The Hidden Risks of Routine Maintenance
System updates are essential for security. However, they introduce profound risks to operational stability. Recent incidents involving Snowflake Inc. and Optus demonstrate how minor configuration changes can trigger catastrophic cascades. These events highlight the absolute necessity of rigorous testing environments and staggered deployment strategies. When you rely on centralized infrastructure, you inherit its vulnerabilities.
Snowflake’s Global Data Paralysis
Snowflake Inc., a dominant force in cloud warehousing, recently compromised its service reliability through a flawed update. This Bozeman-based company facilitates critical data analytics for enterprise clients. The update failed. It disrupted operations in 10 of the company’s 23 active regions.
The impact was immediate and severe. Clients lost data access for 13 hours.
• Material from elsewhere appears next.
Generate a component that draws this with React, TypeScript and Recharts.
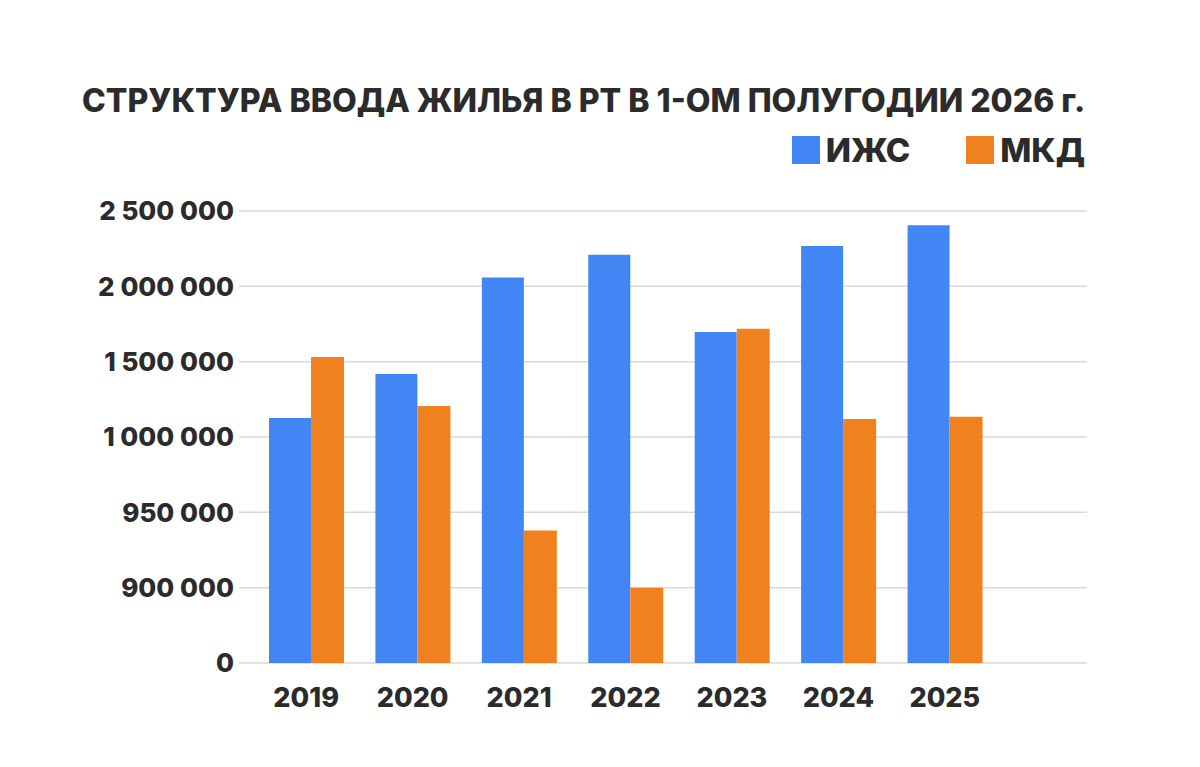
import { BarChart, Bar, XAxis, YAxis, CartesianGrid } from 'recharts';

const YEARS = ['2019', '2020', '2021', '2022', '2023', '2024', '2025'];
const IZHS = [1126000, 1418000, 2058000, 2210000, 1697000, 2268000, 2405000];
const MKD = [1531000, 1206000, 938000, 900000, 1719000, 1119000, 1135000];

// the source axis is not linear: its ticks sit at equal steps
const Y_TICKS = [0, 900000, 950000, 1000000, 1500000, 2000000, 2500000];
const Y_LABELS = ['0', '900 000', '950 000', '1 000 000', '1 500 000', '2 000 000', '2 500 000'];

const BLUE = '#4285f4';
const ORANGE = '#ef821e';
const INK = '#2b2b2b';
const FONT = 'Inter, "Open Sans", sans-serif';

// value -> position on the stepped axis (piecewise linear between ticks)
const toAxis = (v: number) => {
  for (let i = 0; i < Y_TICKS.length - 1; i++) {
    if (v <= Y_TICKS[i + 1]) return i + (v - Y_TICKS[i]) / (Y_TICKS[i + 1] - Y_TICKS[i]);
  }
  return Y_TICKS.length - 1;
};

const data = YEARS.map((year, i) => ({ year, izhs: IZHS[i], mkd: MKD[i] }));

const LegendItem = ({ color, label }: { color: string; label: string }) => (
  <span style={{ display: 'flex', alignItems: 'center', gap: 6 }}>
    <span style={{ width: 28, height: 28, background: color, display: 'inline-block' }} />
    <span>{label}</span>
  </span>
);

export default function App() {
  return (
    <div style={{ position: 'absolute', left: 0, top: 0, width: 1200, height: 767, background: '#fff', fontFamily: FONT, color: INK }}>
      <div style={{ position: 'absolute', left: 82, top: 81, fontSize: 32, fontWeight: 800, whiteSpace: 'nowrap' }}>
        СТРУКТУРА ВВОДА ЖИЛЬЯ В РТ В 1-ОМ ПОЛУГОДИИ 2026 г.
      </div>
      <div style={{ position: 'absolute', right: 115, top: 130, fontSize: 33, fontWeight: 800, display: 'flex', gap: 56 }}>
        <LegendItem color={BLUE} label="ИЖС" />
        <LegendItem color={ORANGE} label="МКД" />
      </div>
      <BarChart
        width={1200}
        height={767}
        data={data}
        margin={{ top: 211, right: 113, bottom: 44, left: 39 }}
        barGap={0}
      >
        <CartesianGrid vertical={false} stroke="#d9d9d9" strokeWidth={1.5} />
        <XAxis
          dataKey="year"
          height={60}
          axisLine={false}
          tickLine={false}
          tickSize={0}
          tickMargin={25}
          padding={{ left: 14, right: 89 }}
          tick={{ fill: INK, fontSize: 27, fontWeight: 800, fontFamily: FONT }}
        />
        <YAxis
          width={200}
          type="number"
          domain={[0, 6]}
          ticks={[0, 1, 2, 3, 4, 5, 6]}
          tickFormatter={(i: number) => Y_LABELS[i]}
          axisLine={false}
          tickLine={false}
          tickSize={0}
          tickMargin={5}
          tick={{ fill: INK, fontSize: 26, fontWeight: 800, fontFamily: FONT }}
        />
        <Bar dataKey={(d: any) => toAxis(d.izhs)} name="ИЖС" fill={BLUE} barSize={42} isAnimationActive={false} />
        <Bar dataKey={(d: any) => toAxis(d.mkd)} name="МКД" fill={ORANGE} barSize={33} isAnimationActive={false} />
      </BarChart>
    </div>
  );
}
Critical queries stalled. Performance degraded significantly across affected clusters. Users relying on Snowpipe and Snowpipe Streaming encountered “SQL execution internal error” notifications. These errors halted file imports. While Snowflake deployed a fix to resolve the latency, the incident exposes the fragility of cloud-dependent workflows. Businesses must architect redundancy to survive such vendor-side failures.
Optus: When Downtime Costs Lives
The stakes rise when software manages public safety infrastructure. In September 2025, Australian telecommunications provider Optus experienced a firewall update failure. This was not merely an inconvenience; it was a tragedy. The error severed access to the ‘000’ emergency line for 14 hours.
CEO Stephen Rue confirmed the technical timeline. The update began at 12:30 a.m. on September 18. The network logic collapsed immediately. Customers could not signal for help. An investigation report links this isolation to two deaths. The audit identified ten distinct procedural errors made by the Optus team. This failure underscores a vital lesson: IT governance in the YMYL (Your Money or Your Life) sector requires zero-margin error protocols. A firewall update must never orphan an emergency signal.
Strategic Imperatives for IT Governance
You must treat update management as a high-risk activity. The Snowflake and Optus incidents share a root cause: inadequate pre-deployment validation.
- Implement Canary Deployments: never push global updates simultaneously. Update a small subset of servers first.
- Enforce Rollback Protocols: ensure your team can revert changes instantly upon error detection.
- Audit Third-Party Dependencies: understand the disaster recovery plans of your cloud providers.